Now, let’s go back and revisit light for a moment. Flashlights and LED lamps can be used for navigating around the house and lighting small areas. That means selling them in quantity and the batteries to power them. Here’s a trick that might help you sell some outside lighting fixtures for inside use during emergencies. The solar powered “Tiki torches” or landscaping lights usually have twist off tops. The solar cell and the LED lamp are both attached to that top. After the lamp has been outside in the sun charging all day, twist it off and bring it inside. Turn it upside down so the lamp is facing up and turn it on (most quality ones have an on/off switch). They become small rechargeable area lamps perfect for bathrooms or bedrooms. They put off just enough light to function and don’t present a fire or heat hazard. Do you have some left from your summer season that just didn’t go when you put them on clearance? Put them as part of your “Hurricane Preparedness Sale” and get another chance to sell some of that stock.
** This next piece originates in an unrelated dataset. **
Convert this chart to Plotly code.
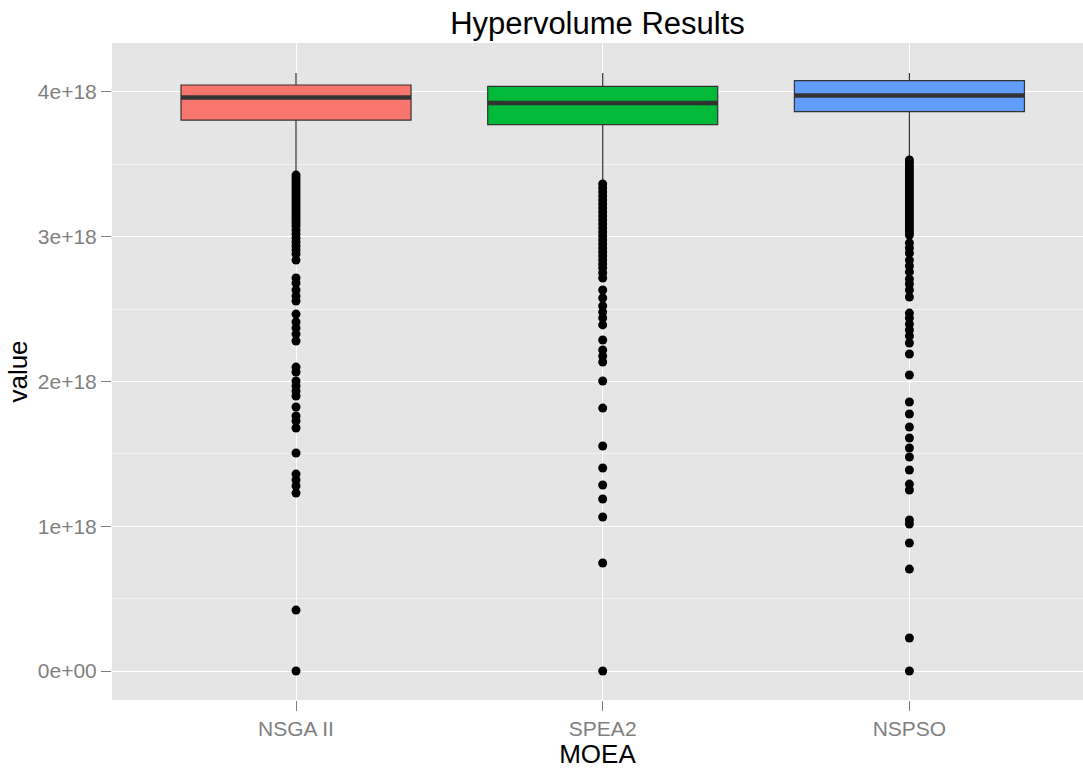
import plotly.graph_objects as go

# ---------------- data ----------------
categories = ["NSGA II", "SPEA2", "NSPSO"]
fill_colors = ["#F8766D", "#00BA38", "#619CFF"]

lower_whisker = [3.450e18, 3.391e18, 3.550e18]
q1_values = [3.805e18, 3.774e18, 3.863e18]
median_values = [3.961e18, 3.923e18, 3.974e18]
q3_values = [4.047e18, 4.037e18, 4.077e18]
upper_whisker = [4.130e18, 4.130e18, 4.130e18]

outliers_nsga2 = [3.425, 3.405, 3.384, 3.363, 3.343, 3.322, 3.301, 3.280, 3.260, 3.239,
                  3.218, 3.198, 3.177, 3.156, 3.135, 3.115, 3.094, 3.073, 3.046, 3.018,
                  2.990, 2.963, 2.935, 2.907, 2.880, 2.838, 2.714, 2.680, 2.631, 2.590,
                  2.555, 2.465, 2.410, 2.369, 2.327, 2.279, 2.099, 2.065, 2.003, 1.968,
                  1.934, 1.899, 1.823, 1.761, 1.727, 1.678, 1.506, 1.360, 1.319, 1.278,
                  1.229, 0.421, 0.0]
outliers_spea2 = [3.363, 3.336, 3.308, 3.280, 3.253, 3.225, 3.198, 3.170, 3.142, 3.115,
                  3.087, 3.059, 3.032, 3.004, 2.977, 2.949, 2.921, 2.894, 2.866, 2.838,
                  2.811, 2.783, 2.749, 2.714, 2.631, 2.576, 2.521, 2.479, 2.438, 2.390,
                  2.286, 2.217, 2.175, 2.134, 2.003, 1.816, 1.554, 1.402, 1.285, 1.188,
                  1.064, 0.746, 0.0]
outliers_nspso = [3.529, 3.508, 3.488, 3.467, 3.446, 3.425, 3.405, 3.384, 3.363, 3.343,
                  3.322, 3.301, 3.280, 3.260, 3.239, 3.218, 3.198, 3.177, 3.156, 3.135,
                  3.115, 3.094, 3.073, 3.052, 3.032, 3.011, 2.956, 2.921, 2.887, 2.838,
                  2.797, 2.756, 2.707, 2.673, 2.631, 2.583, 2.472, 2.438, 2.396, 2.355,
                  2.314, 2.265, 2.189, 2.044, 1.858, 1.775, 1.685, 1.609, 1.540, 1.478,
                  1.388, 1.291, 1.250, 1.043, 1.015, 0.884, 0.704, 0.228, 0.0]
outlier_scale = 1e18
outliers = [outliers_nsga2, outliers_spea2, outliers_nspso]

y_tick_values = [0, 1e18, 2e18, 3e18, 4e18]
y_tick_labels = ["0e+00", "1e+18", "2e+18", "3e+18", "4e+18"]

# ---------------- figure ----------------
BOX_W = 0.75
LINE = "#333333"
fig = go.Figure()

for i, cat in enumerate(categories):
    fig.add_trace(go.Box(
        x=[i], q1=[q1_values[i]], median=[median_values[i]], q3=[q3_values[i]],
        lowerfence=[lower_whisker[i]], upperfence=[upper_whisker[i]],
        width=BOX_W, fillcolor=fill_colors[i],
        line=dict(color=LINE, width=1.2), whiskerwidth=0,
        boxpoints=False, hoverinfo="skip", showlegend=False, name=cat,
    ))
    # thick median line (ggplot style)
    fig.add_trace(go.Scatter(
        x=[i - BOX_W / 2, i + BOX_W / 2], y=[median_values[i], median_values[i]],
        mode="lines", line=dict(color=LINE, width=4.5),
        hoverinfo="skip", showlegend=False,
    ))
    fig.add_trace(go.Scatter(
        x=[i] * len(outliers[i]), y=[v * outlier_scale for v in outliers[i]],
        mode="markers", marker=dict(color="black", size=9, line=dict(width=0)),
        hoverinfo="skip", showlegend=False,
    ))

FONT = "Liberation Sans, Arial, sans-serif"
W, H = 1083, 769
fig.update_layout(
    width=W, height=H,
    margin=dict(l=112, r=0, t=43, b=69),
    paper_bgcolor="white", plot_bgcolor="#E5E5E5",
    font=dict(family=FONT, color="black"),
    title=dict(text="Hypervolume Results", x=(112 + W) / 2 / W, xanchor="center",
               y=1 - 23 / H, yanchor="middle", font=dict(size=31, color="black")),
    showlegend=False,
)
fig.update_xaxes(
    range=[-0.6, 2.566], tickvals=[0, 1, 2], ticktext=categories,
    showgrid=True, gridcolor="white", gridwidth=1.4, zeroline=False,
    ticks="outside", ticklen=10, tickcolor="#7F7F7F", tickwidth=1,
    tickfont=dict(size=21, color="#7F7F7F"),
    title=dict(text="MOEA", font=dict(size=26, color="black"), standoff=4),
    showline=False, automargin=False,
)
fig.update_yaxes(
    range=[-0.200e18, 4.337e18], tickvals=y_tick_values, ticktext=y_tick_labels,
    showgrid=True, gridcolor="white", gridwidth=1.4, zeroline=False,
    ticks="outside", ticklen=10, tickcolor="#7F7F7F", tickwidth=1,
    tickfont=dict(size=21, color="#7F7F7F"),
    minor=dict(dtick=0.5e18, tick0=0, showgrid=True, gridcolor="#F2F2F2", gridwidth=0.7, ticks=""),
    title=dict(text="value", font=dict(size=26, color="black"), standoff=2),
    showline=False, automargin=False,
)

# remove the browser's default 8px body margin so the figure fills the window
fig.write_html("out.html", config={"displayModeBar": False},
               post_script="document.body.style.margin='0';")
There is a lot more that can be “preparedness” sale material. Anything to do with collecting, filtering and storing water is an easy sell. Anything that has to do with cold storage (got some coolers left over from summer stock?) and/or HOT storage can be sold as preparedness materials. Even locks can be sold as preparedness materials if they can be used to protect property or secure supplies. It’s simply a matter of packaging and presentation.

And you’d be doing your customers a favor too. Few things are less fun that being without power for a week or more when the temperatures are above 80F or below 50F. Having all your refrigerated food go bad is a financial loss that isn’t any fun. Taking cold showers because you can’t heat water makes showers REAL fast. Do you sell camping kit at all? Camp showers are fantastic if it’s sunny and warm out but the power is out. One five-gallon camp shower hung in the sun can heat the water to over 100F in less than an hour or so. Then you can sell the “Emergency Outdoor Shower Kit” which is made up of the camp shower, a suitably sized tarp and an Easy-Up awning plus a package of zip-ties.